San Diego’s vote reflects a wider push across the state: Fresno and Los Angeles would pass similar plans the following year. And in 2021, a year after vetoing a near-identical bill over concerns about prejudice in the model curriculum, Gov. Gavin Newsom signed AB 101 to make the requirement statewide by 2030. California wants its students to understand race. Do they?
At the end of the 2021-22 school year, San Diego’s classes of 2024 and 2025 have experienced large-scale ethnic studies for the first time. And results are mixed.
A few teachers sit on the Ethnic Studies Advisory Committee, earnestly dedicated to developing new material in two-hour meetings every month. In March, they debated whether honors ethnic studies courses would perpetuate inequality. At Hoover High School, Sharon Apple asked her “Introduction to Ethnic Studies” class to reconsider their impressions of slavery after hearing about Native American slaves. They took tests on implicit bias. You’d be hard-pressed to find better examples of, as the district defines it, the “study of the perspectives, contributions, knowledge, and experiences of People of Color with a central focus on anti-racism.”
But Hoover was one of two schools in the district to offer ethnic studies courses before this year, and “Introduction to Ethnic Studies” is an elective anyway. Most students are taking Identity and Relationships (IR), a replacement for 9th-grade English and the only ethnic studies course offered at seven of the 14 high schools with available course catalogs and the only option for freshmen at another four. This is no coincidence: as Erin Scalero, a Scripps Ranch teacher in Northeast San Diego, told me, “it was the easiest course to adapt and was a way of making sure all students meet the requirement.” Making it even easier, “[a]ll [instructor] training has been optional.”
“We do ethnic studies?” Laiba Farooqi, who takes IR at Scripps, asked. After a quick explanation on what ethnic studies was, she considered. “I guess I can see it. We did stuff about racism — lynchings and police violence — when we read ‘Black Boy,’ [the semi-autobiographical experience of a Black man in the 1920s Deep South,] and about the colonists and Igbo in ‘Things Fall Apart,’ [about 1890s Nigerian Christianization,] but it’s kind of fizzled out since then. We’re reading ‘Romeo and Juliet’ right now.”
“Honestly, it’s just that we don’t read from a white author every now and then. Everything is the exact same, we just sometimes read an African author,” Andres Palacios, a Scripps sophomore taking Bullets of Truth (offered to 10th graders exclusively this year), remarked. “It’s fine.”

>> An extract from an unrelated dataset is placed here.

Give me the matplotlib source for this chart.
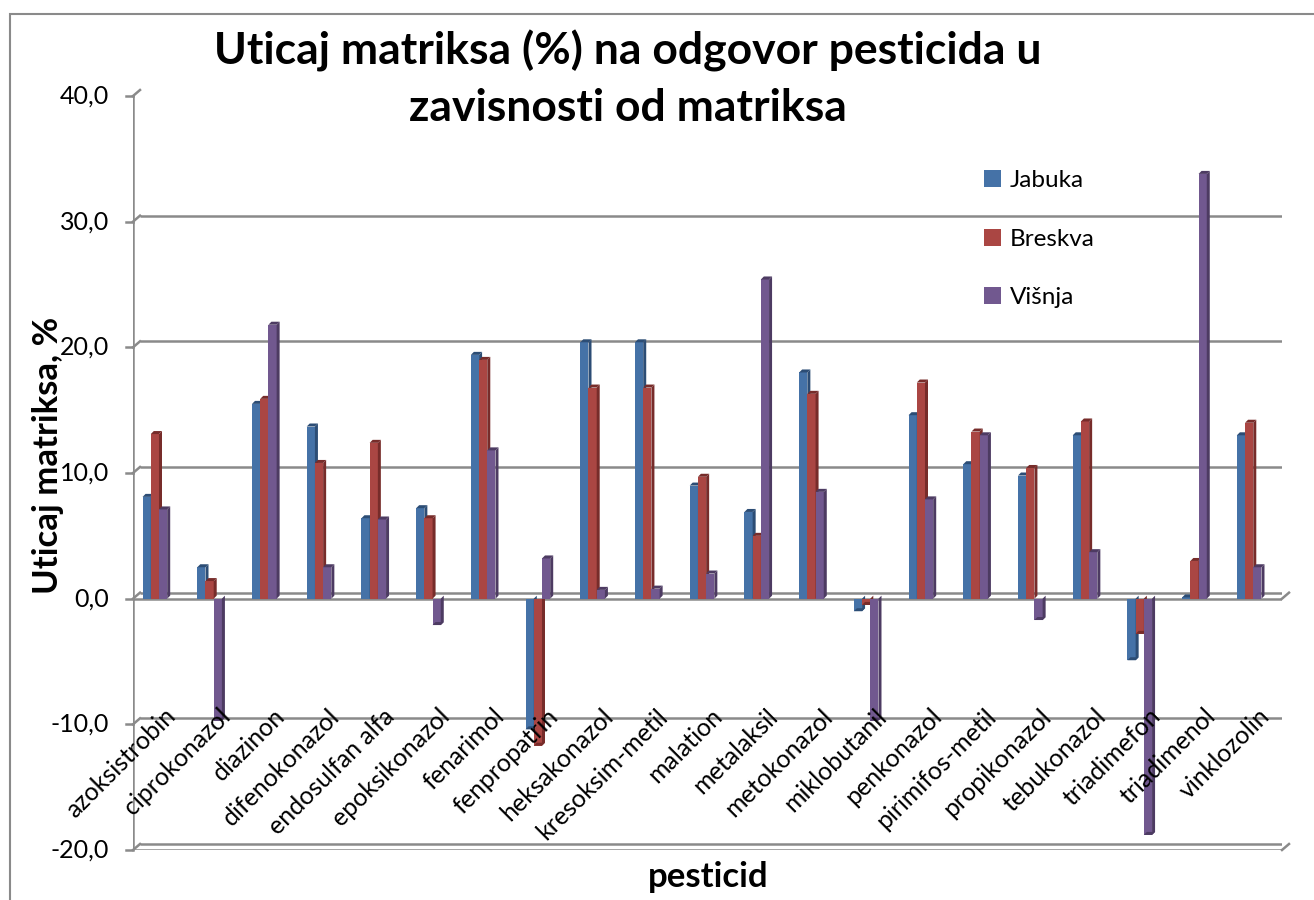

“I wouldn’t say the class is focused on race/ethnicity, but I feel like we have talked more about minorities in literature than in my other English classes,” one Patrick Henry freshman in IR, who asked to remain anonymous, said. “When we read ‘To Kill a Mockingbird,’ we talked about whether a book about racism filtered through a White perspective should be taught, but I think we would’ve done that in regular English too.”
Sophie Nguyen, another Henry freshman, agreed. “I feel like the class curriculum hasn’t changed much. It feels more race-focused than before, maybe? But, honestly, I think it’s natural to transition to larger topics and social issues by high school.” More positively, she added, “I appreciate some of the things we read, like ‘The Color of Water,’ [a memoir about a Black-Jewish interracial marriage in 1942,] which I probably never would’ve picked up on my own time.” Here, at least, the district has succeeded in expanding understanding.
With Apple’s class, it’s hard not to see the focus on institutional and historical racism. Was Nguyen’s class’ material enough to make what ethnic studies was clear? “I was under the impression that ethnic studies was a human anthropology thing,” she said. No, then. After hearing the definition, though, she did “see the attempt at anti-racism, but it’s mostly about BIPOC…I just wish there was more [non-Black] diversity. There’s a lot of stories to tell.” Theoretically, this could change with more training, but without a mandate, that’s unlikely.
In June 2021, a group of around two dozen parents gathered at SDUSD’s central office to protest a plan to expand ethnic studies and diversity efforts. “They say, ‘No, it’s ethnic studies,’ but it’s not. If you look into the curriculum itself, it teaches you your skin color is a problem. If you’re white, you’re the problem,” Jose Velasquez told Fox. The plan passed unanimously.
Don’t worry, Mr. Velasquez. For most students, it’s just English class.